To było zwycięztwo, którego nikt się nie spodziewał. W finale Mistrzostw Polski Siatkówki Plażowej, Kuba Zdybek i Paweł Lewandowski pokonali Michała Bryla i Bartosza Łosiaka - zawodników kadrowych, którzy wystąpili w tym roku na olimpiadzie w Tokio.
Są to zawodnicy, których do tej pory w zasadzie oglądało się tylko na tych największych imprezach, czy to były na Pucharze Świata, 3 ostatnie mistrzostwa Europy czy igrzyska w Tokio. Te nazwiska Bartek Łosiak i Michał Bryl to są znane marki w świecie siatkówki plażowej. Jeden jest uznawany za czołowego blokującego w czołówce, Bartosz Łosiak z kolei ze swoim partnerem Kantorem wprowadzili nowy trend kombinacyjnego grania. Jest zespół, który wprowadził innowacje w tym sporcie.
mówił Paweł Lewandowski, zawodnik eWinner Gwardia Wrocław.
Dalej nie mogę w to uwierzyć – dodaje siatkarz.
Nadal jak to wypowiadam, pojawia się niesamowity banan na buzi i uczucie satysfakcji, bo jestem mistrzem Polski, w kraju, które siatkówka i siatkówka plażowa stoi na bardzo wysokim poziomie. W kraju, gdzie mamy 2 olimpijczyków, gdzie tradycja grania w siatkówkę plażową już sięga dobrych kilkunastu lat, więc jest to wspaniałe, wspaniałe uczucie.
Spytaliśmy finalistów, co było ich największym atutem.
Na pewno niesamowita chęć wygrania walki, ponieważ ja i Kuba mamy takie charaktery, że chcemy za wszelką cenę wygrywać i nie zwracamy kompletnie uwagi na to, co się dzieje wokół. Na pewno też pomogło nam to, że chłopaki z kadry nie wiedzieli za bardzo jak my gramy, nigdy wcześniej nie grali na nas w internecie, dużo mniej materiału do analizy w porównaniu do tego, ile meczów jest nagranych z udziałem chłopaków.
Zdobycie mistrzostwa okupione było bardzo intensywnym treningiem.
Zimą to było około 5-6 jednostek treningowych na samej siłowni, na piach weszliśmy już w okolicy kwietnia, trenowaliśmy, myślę, że to jest między 14, a 20 godzin tygodniowo, więc jest dosyć sporo, nie możemy się doczekać tak naprawdę następnych przygotowań, które będą miały miejsce zimą, ponieważ we Wrocławiu pojawił się pierwszy obiekt z boiskami plażowymi, które są kryte są dostępne cały rok, więc myślę, że nasza gra w przyszłym sezonie może jeszcze lepiej wyglądać.
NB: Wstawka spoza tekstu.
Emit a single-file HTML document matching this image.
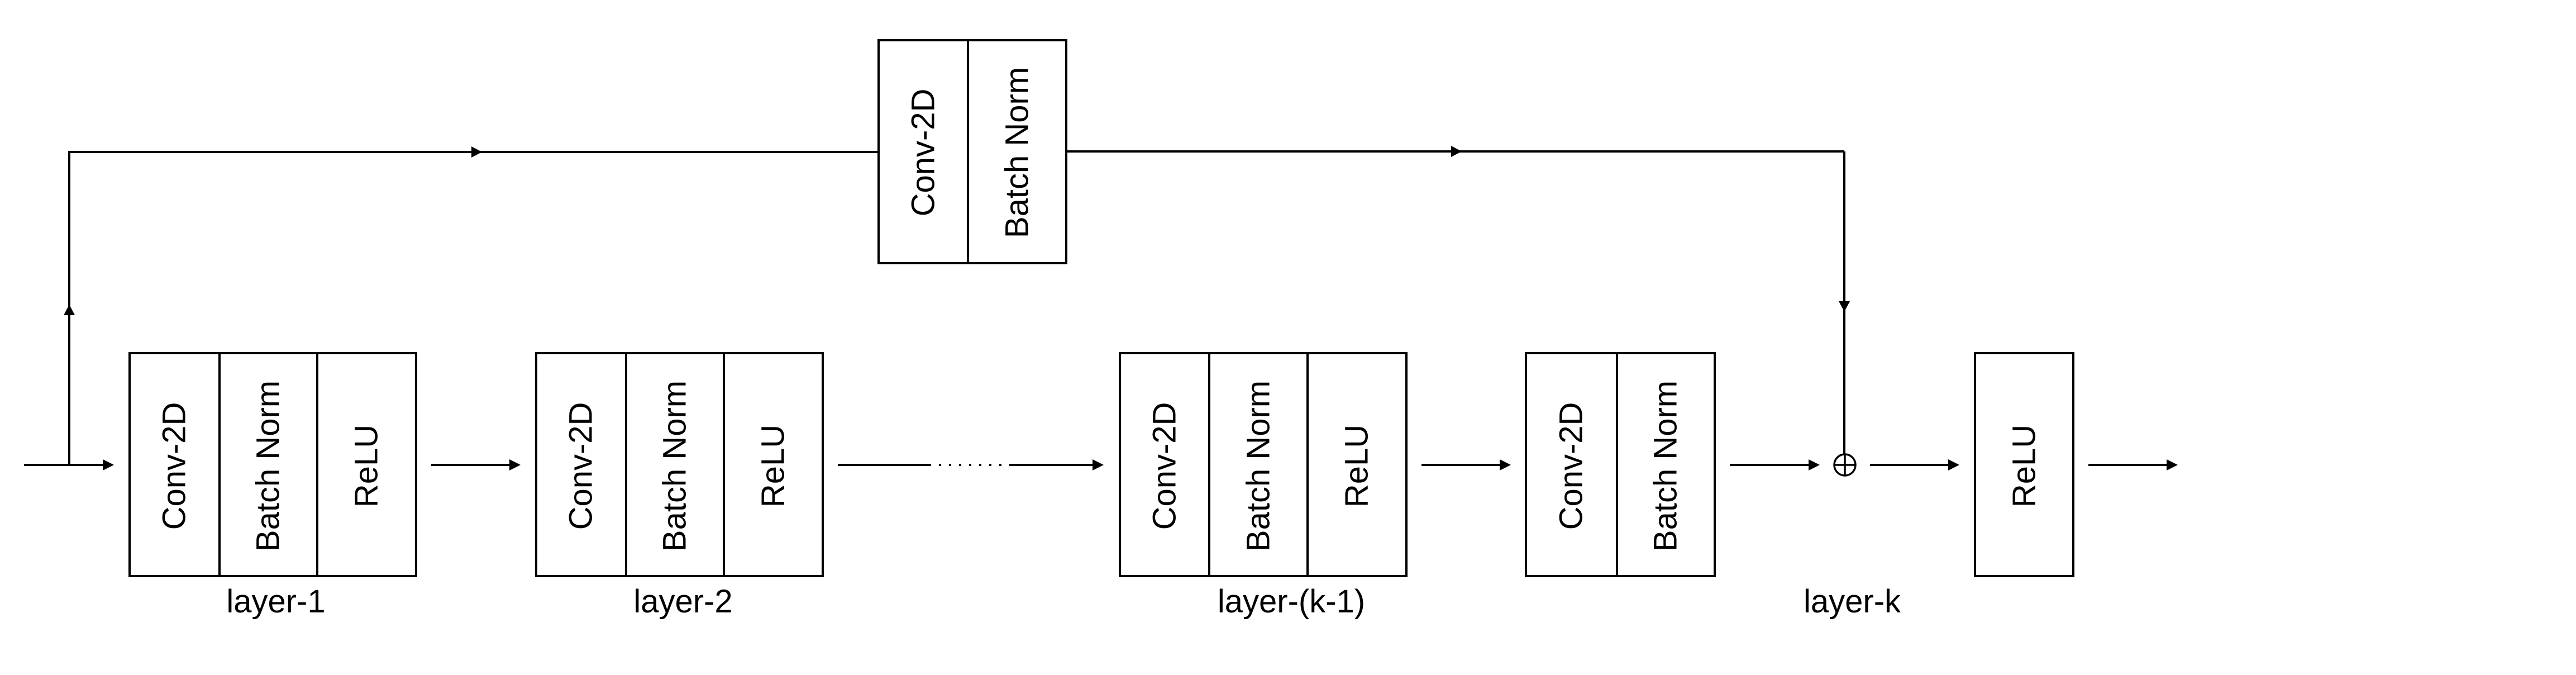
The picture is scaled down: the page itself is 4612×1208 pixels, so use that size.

Kuba Zdybek i Paweł Lewandowski chcą w przyszłości powalczyć o medale olimpijskie.
Zaczęliśmy rozmawiać między sobą o tym, żeby zacząć traktować, to naprawdę, naprawdę serio i myśleć o igrzyskach i pierwszy raz zaczęły pojawiać na głos wypowiedziane słowa. Chcemy zagrać w Paryżu, więc to jest nas cel na najbliższe 3 lata, zagrać na igrzyskach olimpijskich w Paryżu 2024.
W meczu finałowym duet wrocławskich siatkarzy wygrał 2 do 1.